*** Dataset excerpt ***
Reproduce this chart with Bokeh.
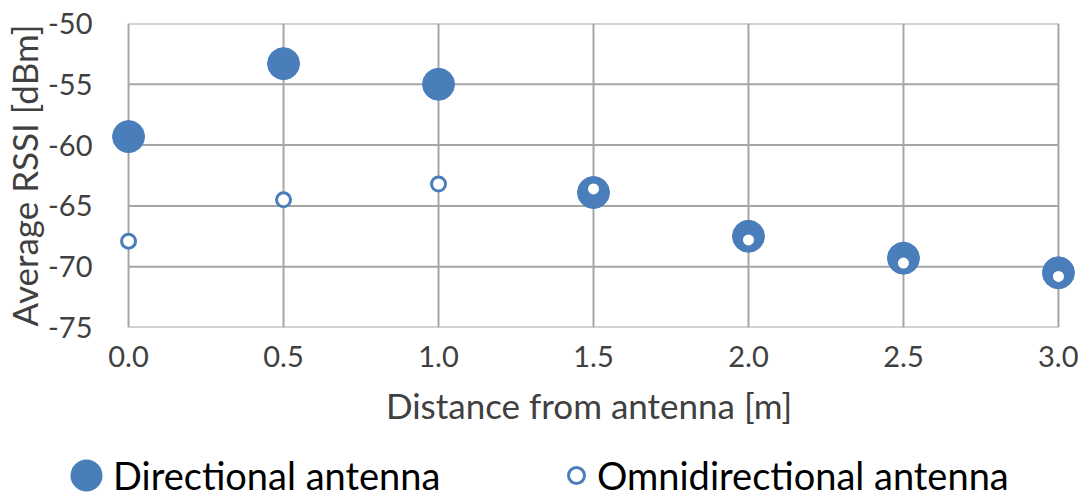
from bokeh.plotting import figure
from bokeh.layouts import column
from bokeh.models import Range1d, FixedTicker, Legend, LegendItem, PrintfTickFormatter
from bokeh.embed import file_html
from bokeh.resources import INLINE

distance = [0.0, 0.5, 1.0, 1.5, 2.0, 2.5, 3.0]
directional = [-59.3, -53.3, -55.0, -63.9, -67.5, -69.3, -70.5]
omnidirectional = [-67.9, -64.5, -63.2, -63.6, -67.8, -69.7, -70.8]
x_ticks = [0.0, 0.5, 1.0, 1.5, 2.0, 2.5, 3.0]
y_ticks = [-75, -70, -65, -60, -55, -50]

BLUE = "#4a7ebb"
GRID = "#a6a6a6"
FONT = "Lato"
TXT = "#404040"

# small padding so markers on the edges are not clipped
pad = 0.055
p = figure(width=1078, height=430, output_backend="svg", toolbar_location=None,
           x_range=Range1d(min(x_ticks) - pad, max(x_ticks) + pad),
           y_range=Range1d(min(y_ticks), max(y_ticks)),
           min_border_left=110, min_border_right=3, min_border_top=23, min_border_bottom=103)
p.grid.visible = False
p.outline_line_color = None

# grid drawn from the tick arrays (covers exactly the tick span)
p.segment(x0=[min(x_ticks)] * len(y_ticks), x1=[max(x_ticks)] * len(y_ticks),
          y0=y_ticks, y1=y_ticks, line_color=GRID, line_width=2)
p.segment(x0=x_ticks, x1=x_ticks, y0=[min(y_ticks)] * len(x_ticks),
          y1=[max(y_ticks)] * len(x_ticks), line_color=GRID, line_width=2)

p.scatter(distance, directional, size=32, fill_color=BLUE, line_color=BLUE)
p.scatter(distance, omnidirectional, size=14, fill_color="white", line_color=BLUE, line_width=3)

for ax in (p.xaxis[0], p.yaxis[0]):
    ax.major_tick_line_color = None
    ax.minor_tick_line_color = None
    ax.axis_line_color = None
    ax.major_label_text_font = FONT
    ax.major_label_text_font_size = "29px"
    ax.major_label_text_color = TXT
    ax.axis_label_text_font = FONT
    ax.axis_label_text_font_size = "35px"
    ax.axis_label_text_font_style = "normal"
    ax.axis_label_text_color = TXT

p.xaxis.ticker = FixedTicker(ticks=x_ticks)
p.yaxis.ticker = FixedTicker(ticks=y_ticks)
p.xaxis.formatter = PrintfTickFormatter(format="%.1f")
p.yaxis.formatter = PrintfTickFormatter(format="%d")
p.xaxis.axis_label = "Distance from antenna  [m]"
p.yaxis.axis_label = "Average RSSI [dBm]"
p.xaxis.major_label_standoff = 12
p.xaxis.axis_label_standoff = 14
p.yaxis.major_label_standoff = 13
p.yaxis.axis_label_standoff = 0

# legend strip (frame not aligned with the main plot, so it spans the full width)
lg = figure(width=1078, height=71, output_backend="svg", toolbar_location=None,
            x_axis_location=None, y_axis_location=None,
            x_range=Range1d(0, 1), y_range=Range1d(0, 1),
            min_border_left=0, min_border_right=0, min_border_top=0, min_border_bottom=0)
lg.frame_align = False
lg.grid.visible = False
lg.outline_line_color = None
nan = float("nan")
# legend icon of the big marker: 16 px dot with a 16 px outline -> 32 px disc
ld = lg.scatter([nan], [nan], size=16, fill_color=BLUE, line_color=BLUE, line_width=16)
lo = lg.scatter([nan], [nan], size=14, fill_color="white", line_color=BLUE, line_width=3)

leg_d = Legend(items=[LegendItem(label="Directional antenna", renderers=[ld])],
               location=(66, 3), label_text_font=FONT, label_text_font_size="38px",
               label_text_color="black", glyph_width=40, glyph_height=40, label_standoff=7,
               border_line_color=None, background_fill_alpha=0, margin=0, padding=0)
leg_o = Legend(items=[LegendItem(label="Omnidirectional antenna", renderers=[lo])],
               location=(556, 3), label_text_font=FONT, label_text_font_size="38px",
               label_text_color="black", glyph_width=40, glyph_height=40, label_standoff=1,
               border_line_color=None, background_fill_alpha=0, margin=0, padding=0)
lg.add_layout(leg_d)
lg.add_layout(leg_o)

p.frame_align = False
layout = column(p, lg, spacing=0)
open("out.html", "w").write(file_html(layout, INLINE))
***
■ Brief:
Leave out the pictures and repeat exactly the lines from the start of the material through the line that contains "from bokeh.resources import INLINE", both included.

■ Reply to the exercise:
Reproduce this chart with Bokeh.
from bokeh.plotting import figure
from bokeh.layouts import column
from bokeh.models import Range1d, FixedTicker, Legend, LegendItem, PrintfTickFormatter
from bokeh.embed import file_html
from bokeh.resources import INLINE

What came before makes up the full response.